> _GOAL_:
Skip the pictures and quote all of the lines exactly.

> _GIVEN INFORMATION_:

┄┄┄┄┄┄

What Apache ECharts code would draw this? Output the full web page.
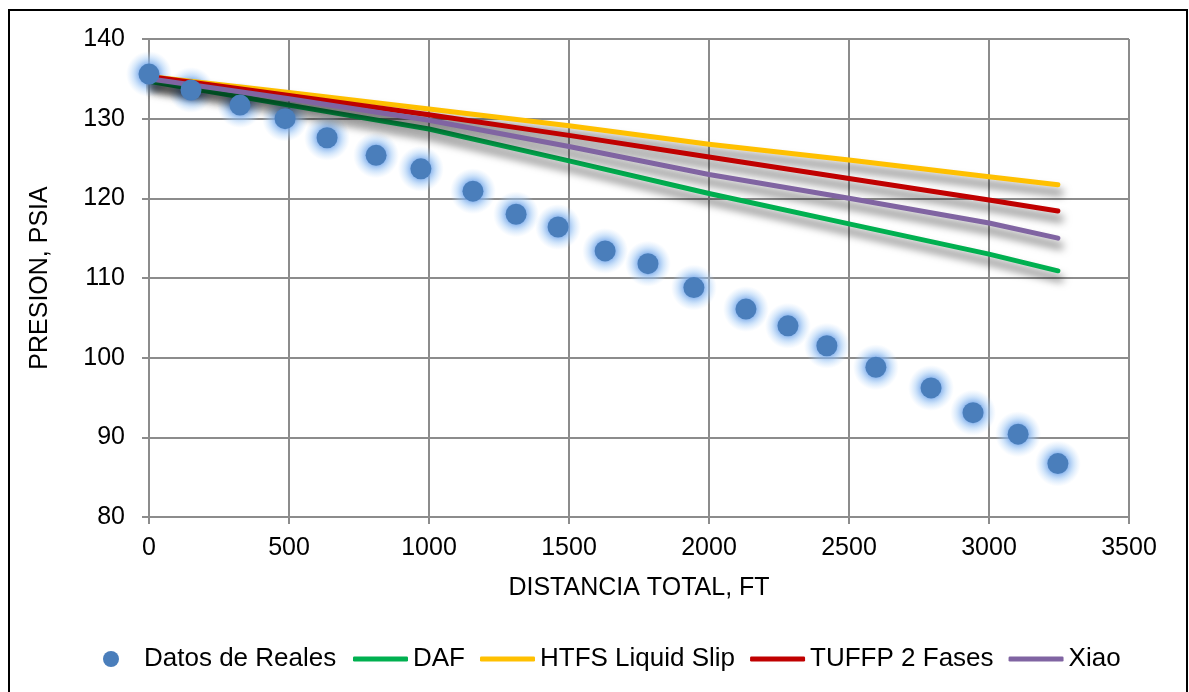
<!DOCTYPE html>
<html>
<head>
<meta charset="utf-8">
<script src="https://cdn.jsdelivr.net/npm/echarts@6/dist/echarts.min.js"></script>
<style>
html,body{margin:0;padding:0;background:#fff;}
#chart{width:1189px;height:692px;}
</style>
</head>
<body>
<div id="chart"></div>
<script>
// Measured data (distance in ft, pressure in psia)
const realDist = [0,150,325,486,636,811,971,1157,1311,1461,1629,1782,1946,2132,2282,2421,2596,2793,2943,3104,3246];
const realPres = [135.6,133.6,131.7,130.0,127.6,125.4,123.7,120.9,118.0,116.4,113.4,111.8,108.8,106.1,104.0,101.5,98.8,96.2,93.1,90.4,86.7];

const modelDist = [0,500,1000,1500,2000,2500,3000,3246];
const dafPres   = [134.7,131.7,128.7,124.7,120.6,116.8,113.0,110.9];
const htfsPres  = [135.3,133.3,131.2,129.1,126.8,124.8,122.7,121.7];
const tuffpPres = [135.3,132.9,130.5,127.9,125.2,122.5,119.8,118.4];
const xiaoPres  = [135.0,132.5,129.8,126.5,123.0,120.0,116.9,115.0];

const xTicks = {min:0, max:3500, interval:500};
const yTicks = {min:80, max:140, interval:10};

const seriesNames = ['Datos de Reales','DAF','HTFS Liquid Slip','TUFFP 2 Fases','Xiao'];
const lineColors = ['#00B050','#FFC000','#C00000','#8064A2'];

function pairs(xs, ys){ return xs.map((x,i)=>[x, ys[i]]); }

const FONT = '"Liberation Sans", Arial, sans-serif';
const FS = 25;
const LFS = 26;
const gridColor = '#8c8c8c';

const lineSeries = [dafPres, htfsPres, tuffpPres, xiaoPres].map((arr, i) => ({
  name: seriesNames[i+1],
  type: 'line',
  data: pairs(modelDist, arr),
  showSymbol: false,
  symbol: 'none',
  z: 2,
  lineStyle: {
    color: lineColors[i], width: 5, cap: 'round', join: 'round',
    shadowColor: 'rgba(0,0,0,0.6)', shadowBlur: 9, shadowOffsetX: 3, shadowOffsetY: 8
  },
  itemStyle: {color: lineColors[i]},
  emphasis: {disabled: true},
  animation: false
}));

const glow = new echarts.graphic.RadialGradient(0.5, 0.5, 0.5, [
  {offset: 0, color: 'rgba(120,170,235,0.85)'},
  {offset: 0.45, color: 'rgba(120,170,235,0.8)'},
  {offset: 0.7, color: 'rgba(155,198,245,0.45)'},
  {offset: 1, color: 'rgba(185,215,250,0)'}
]);

const chart = echarts.init(document.getElementById('chart'), null, {renderer:'canvas'});
chart.setOption({
  animation: false,
  backgroundColor: '#fff',
  textStyle: {fontFamily: FONT},
  graphic: [{
    type: 'rect', silent: true, z: 0,
    shape: {x: 9, y: 10, width: 1178, height: 700},
    style: {fill: 'none', stroke: '#000', lineWidth: 2}
  }],
  grid: {left: 149, right: 60, top: 39, bottom: 175, containLabel: false},
  xAxis: {
    type: 'value', min: xTicks.min, max: xTicks.max, interval: xTicks.interval,
    name: 'DISTANCIA TOTAL, FT', nameLocation: 'middle', nameGap: 59,
    nameTextStyle: {color: '#000', fontSize: FS, fontFamily: FONT},
    axisLine: {show: true, lineStyle: {color: gridColor, width: 2}},
    axisTick: {show: true, length: 7, lineStyle: {color: gridColor, width: 2}},
    axisLabel: {color: '#000', fontSize: FS, fontFamily: FONT, margin: 19, formatter: v => String(v)},
    splitLine: {show: true, lineStyle: {color: gridColor, width: 2}}
  },
  yAxis: {
    type: 'value', min: yTicks.min, max: yTicks.max, interval: yTicks.interval,
    name: 'PRESION, PSIA', nameLocation: 'middle', nameGap: 96, nameRotate: 90,
    nameTextStyle: {color: '#000', fontSize: FS, fontFamily: FONT},
    axisLine: {show: true, lineStyle: {color: gridColor, width: 2}},
    axisTick: {show: true, length: 7, lineStyle: {color: gridColor, width: 2}},
    axisLabel: {color: '#000', fontSize: FS, fontFamily: FONT, margin: 24, formatter: v => String(v)},
    splitLine: {show: true, lineStyle: {color: gridColor, width: 2}}
  },
  legend: [{
    data: [seriesNames[0]],
    left: 98, top: 641,
    icon: 'circle', itemWidth: 16, itemHeight: 16,
    itemStyle: {shadowBlur: 0, shadowColor: 'transparent', opacity: 1},
    textStyle: {color: '#000', fontSize: LFS, fontFamily: FONT, padding: [0, 0, 0, 20]},
    selectedMode: false
  },{
    data: seriesNames.slice(1),
    left: 348, top: 641,
    icon: 'roundRect', itemWidth: 55, itemHeight: 5, itemGap: 15,
    itemStyle: {shadowBlur: 0, shadowColor: 'transparent'},
    lineStyle: {shadowBlur: 0, shadowColor: 'transparent'},
    textStyle: {color: '#000', fontSize: LFS, fontFamily: FONT},
    selectedMode: false
  }],
  series: [{
    name: 'glow',
    type: 'scatter',
    data: pairs(realDist, realPres),
    symbol: 'circle',
    symbolSize: 46,
    z: 1,
    silent: true,
    itemStyle: {color: glow, opacity: 1},
    emphasis: {disabled: true}
  },{
    name: seriesNames[0],
    type: 'scatter',
    data: pairs(realDist, realPres),
    symbol: 'circle',
    symbolSize: 21,
    z: 3,
    itemStyle: {color: '#4A7EBB', opacity: 1},
    emphasis: {disabled: true}
  }].concat(lineSeries)
});
</script>
</body>
</html>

┄┄┄┄┄┄

> _SOLUTION FOR THIS EXERCISE_:
What Apache ECharts code would draw this? Output the full web page.
<!DOCTYPE html>
<html>
<head>
<meta charset="utf-8">
<script src="https://cdn.jsdelivr.net/npm/echarts@6/dist/echarts.min.js"></script>
<style>
html,body{margin:0;padding:0;background:#fff;}
#chart{width:1189px;height:692px;}
</style>
</head>
<body>
<div id="chart"></div>
<script>
// Measured data (distance in ft, pressure in psia)
const realDist = [0,150,325,486,636,811,971,1157,1311,1461,1629,1782,1946,2132,2282,2421,2596,2793,2943,3104,3246];
const realPres = [135.6,133.6,131.7,130.0,127.6,125.4,123.7,120.9,118.0,116.4,113.4,111.8,108.8,106.1,104.0,101.5,98.8,96.2,93.1,90.4,86.7];

const modelDist = [0,500,1000,1500,2000,2500,3000,3246];
const dafPres   = [134.7,131.7,128.7,124.7,120.6,116.8,113.0,110.9];
const htfsPres  = [135.3,133.3,131.2,129.1,126.8,124.8,122.7,121.7];
const tuffpPres = [135.3,132.9,130.5,127.9,125.2,122.5,119.8,118.4];
const xiaoPres  = [135.0,132.5,129.8,126.5,123.0,120.0,116.9,115.0];

const xTicks = {min:0, max:3500, interval:500};
const yTicks = {min:80, max:140, interval:10};

const seriesNames = ['Datos de Reales','DAF','HTFS Liquid Slip','TUFFP 2 Fases','Xiao'];
const lineColors = ['#00B050','#FFC000','#C00000','#8064A2'];

function pairs(xs, ys){ return xs.map((x,i)=>[x, ys[i]]); }

const FONT = '"Liberation Sans", Arial, sans-serif';
const FS = 25;
const LFS = 26;
const gridColor = '#8c8c8c';

const lineSeries = [dafPres, htfsPres, tuffpPres, xiaoPres].map((arr, i) => ({
  name: seriesNames[i+1],
  type: 'line',
  data: pairs(modelDist, arr),
  showSymbol: false,
  symbol: 'none',
  z: 2,
  lineStyle: {
    color: lineColors[i], width: 5, cap: 'round', join: 'round',
    shadowColor: 'rgba(0,0,0,0.6)', shadowBlur: 9, shadowOffsetX: 3, shadowOffsetY: 8
  },
  itemStyle: {color: lineColors[i]},
  emphasis: {disabled: true},
  animation: false
}));

const glow = new echarts.graphic.RadialGradient(0.5, 0.5, 0.5, [
  {offset: 0, color: 'rgba(120,170,235,0.85)'},
  {offset: 0.45, color: 'rgba(120,170,235,0.8)'},
  {offset: 0.7, color: 'rgba(155,198,245,0.45)'},
  {offset: 1, color: 'rgba(185,215,250,0)'}
]);

const chart = echarts.init(document.getElementById('chart'), null, {renderer:'canvas'});
chart.setOption({
  animation: false,
  backgroundColor: '#fff',
  textStyle: {fontFamily: FONT},
  graphic: [{
    type: 'rect', silent: true, z: 0,
    shape: {x: 9, y: 10, width: 1178, height: 700},
    style: {fill: 'none', stroke: '#000', lineWidth: 2}
  }],
  grid: {left: 149, right: 60, top: 39, bottom: 175, containLabel: false},
  xAxis: {
    type: 'value', min: xTicks.min, max: xTicks.max, interval: xTicks.interval,
    name: 'DISTANCIA TOTAL, FT', nameLocation: 'middle', nameGap: 59,
    nameTextStyle: {color: '#000', fontSize: FS, fontFamily: FONT},
    axisLine: {show: true, lineStyle: {color: gridColor, width: 2}},
    axisTick: {show: true, length: 7, lineStyle: {color: gridColor, width: 2}},
    axisLabel: {color: '#000', fontSize: FS, fontFamily: FONT, margin: 19, formatter: v => String(v)},
    splitLine: {show: true, lineStyle: {color: gridColor, width: 2}}
  },
  yAxis: {
    type: 'value', min: yTicks.min, max: yTicks.max, interval: yTicks.interval,
    name: 'PRESION, PSIA', nameLocation: 'middle', nameGap: 96, nameRotate: 90,
    nameTextStyle: {color: '#000', fontSize: FS, fontFamily: FONT},
    axisLine: {show: true, lineStyle: {color: gridColor, width: 2}},
    axisTick: {show: true, length: 7, lineStyle: {color: gridColor, width: 2}},
    axisLabel: {color: '#000', fontSize: FS, fontFamily: FONT, margin: 24, formatter: v => String(v)},
    splitLine: {show: true, lineStyle: {color: gridColor, width: 2}}
  },
  legend: [{
    data: [seriesNames[0]],
    left: 98, top: 641,
    icon: 'circle', itemWidth: 16, itemHeight: 16,
    itemStyle: {shadowBlur: 0, shadowColor: 'transparent', opacity: 1},
    textStyle: {color: '#000', fontSize: LFS, fontFamily: FONT, padding: [0, 0, 0, 20]},
    selectedMode: false
  },{
    data: seriesNames.slice(1),
    left: 348, top: 641,
    icon: 'roundRect', itemWidth: 55, itemHeight: 5, itemGap: 15,
    itemStyle: {shadowBlur: 0, shadowColor: 'transparent'},
    lineStyle: {shadowBlur: 0, shadowColor: 'transparent'},
    textStyle: {color: '#000', fontSize: LFS, fontFamily: FONT},
    selectedMode: false
  }],
  series: [{
    name: 'glow',
    type: 'scatter',
    data: pairs(realDist, realPres),
    symbol: 'circle',
    symbolSize: 46,
    z: 1,
    silent: true,
    itemStyle: {color: glow, opacity: 1},
    emphasis: {disabled: true}
  },{
    name: seriesNames[0],
    type: 'scatter',
    data: pairs(realDist, realPres),
    symbol: 'circle',
    symbolSize: 21,
    z: 3,
    itemStyle: {color: '#4A7EBB', opacity: 1},
    emphasis: {disabled: true}
  }].concat(lineSeries)
});
</script>
</body>
</html>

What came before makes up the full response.